Because the commandments of God are way beyond us—ideals that are not very realistic for the present—we make a graded scale and challenge Christians to follow the graded scale and challenge Christians to follow the graded scale one step at a time. This is because we do not believe God provides the power and love and wisdom to obey his superlative commands as they are given. And since he does not provide, we decide we will dispense with the obedience, which is frustrating, and do it our way: challenge—volunteer. If we volunteer for less than the commandment requires, we are disobedient, even if we gain our objective.
There are many Christian works that are using the challenge today to get Christians supposedly to obey God in everything from Bible reading to the Great Commission. They are using it because it seems to work. Christians are proud, too proud to obey. They will go to foreign mission fields because of a challenge presented in a dynamic way describing the lostness of the people, the dangers, and the hardships, whereas they will not go in obedience to a simple command given by Jesus Christ. A challenge is an appeal to the pride, to human ego. The challenge is doubly wrong:
- It puts people on the foreign field who should be there, but it gets them there with a wrong motive.
- It puts people there who should not be there.
There are men who have gone to the field in response to a challenge only to find it was obedience that could keep them there.

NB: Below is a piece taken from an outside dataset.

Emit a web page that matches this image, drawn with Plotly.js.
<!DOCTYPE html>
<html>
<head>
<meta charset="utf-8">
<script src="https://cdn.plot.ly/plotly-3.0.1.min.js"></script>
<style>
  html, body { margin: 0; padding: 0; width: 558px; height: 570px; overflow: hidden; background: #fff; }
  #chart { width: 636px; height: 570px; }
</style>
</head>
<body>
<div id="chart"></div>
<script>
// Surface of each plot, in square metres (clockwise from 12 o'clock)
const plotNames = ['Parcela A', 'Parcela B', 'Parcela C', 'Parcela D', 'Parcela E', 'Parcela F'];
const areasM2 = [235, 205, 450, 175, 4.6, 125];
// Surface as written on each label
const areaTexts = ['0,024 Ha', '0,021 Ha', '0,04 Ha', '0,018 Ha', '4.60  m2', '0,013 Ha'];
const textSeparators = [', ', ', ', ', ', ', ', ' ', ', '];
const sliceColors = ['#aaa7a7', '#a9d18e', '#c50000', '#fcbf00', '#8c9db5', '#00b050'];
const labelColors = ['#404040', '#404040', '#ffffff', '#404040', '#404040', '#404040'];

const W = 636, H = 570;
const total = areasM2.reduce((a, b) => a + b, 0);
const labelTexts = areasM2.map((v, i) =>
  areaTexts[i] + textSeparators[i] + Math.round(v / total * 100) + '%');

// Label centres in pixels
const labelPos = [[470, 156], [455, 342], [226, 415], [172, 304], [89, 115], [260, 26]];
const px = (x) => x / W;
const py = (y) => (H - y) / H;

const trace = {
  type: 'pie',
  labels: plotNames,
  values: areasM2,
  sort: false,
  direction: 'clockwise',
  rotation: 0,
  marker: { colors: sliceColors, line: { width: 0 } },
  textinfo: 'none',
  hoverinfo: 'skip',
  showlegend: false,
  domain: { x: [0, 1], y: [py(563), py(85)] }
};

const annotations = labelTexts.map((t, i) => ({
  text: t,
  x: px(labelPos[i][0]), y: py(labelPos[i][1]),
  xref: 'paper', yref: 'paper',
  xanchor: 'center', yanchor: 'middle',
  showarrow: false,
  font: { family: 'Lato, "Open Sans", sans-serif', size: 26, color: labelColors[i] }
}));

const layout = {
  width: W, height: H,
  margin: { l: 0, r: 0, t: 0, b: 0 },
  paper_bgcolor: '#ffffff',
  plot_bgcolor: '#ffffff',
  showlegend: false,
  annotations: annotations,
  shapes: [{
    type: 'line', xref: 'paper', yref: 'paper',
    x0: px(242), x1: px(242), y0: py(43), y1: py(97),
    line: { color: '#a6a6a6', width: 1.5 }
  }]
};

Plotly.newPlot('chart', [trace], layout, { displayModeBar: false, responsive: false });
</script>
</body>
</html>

If we are not to challenge and we are not to volunteer and our only remembrance of obedience has been reluctant, recalcitrant obedience, how do we get so that we willingly obey? It all has to do with our view of the Commander. Do we worship him, stand in awe of him, love him, fear him, long to be with him? Or are we buddy-buddy with him? Do we think it is a 50-50 relationship? The latter is not love and will never get instant obedience. All of our obedience will be qualified, and therefore disobedience.
Now the end of the commandment is charity [love] out of a pure heart, and of a good conscience, and of faith unfeigned (1 Timothy 1:5).
If ye be willing and obedient, ye shall eat the good of the land (Isaiah 1:19).
Questions:
- Study Colossians 3:1-25.
- List the imperatives in this chapter.
- How many are there?
- Is there a means of obedience as well as a requirement to obey?
- Make a personal decision about each of these imperatives.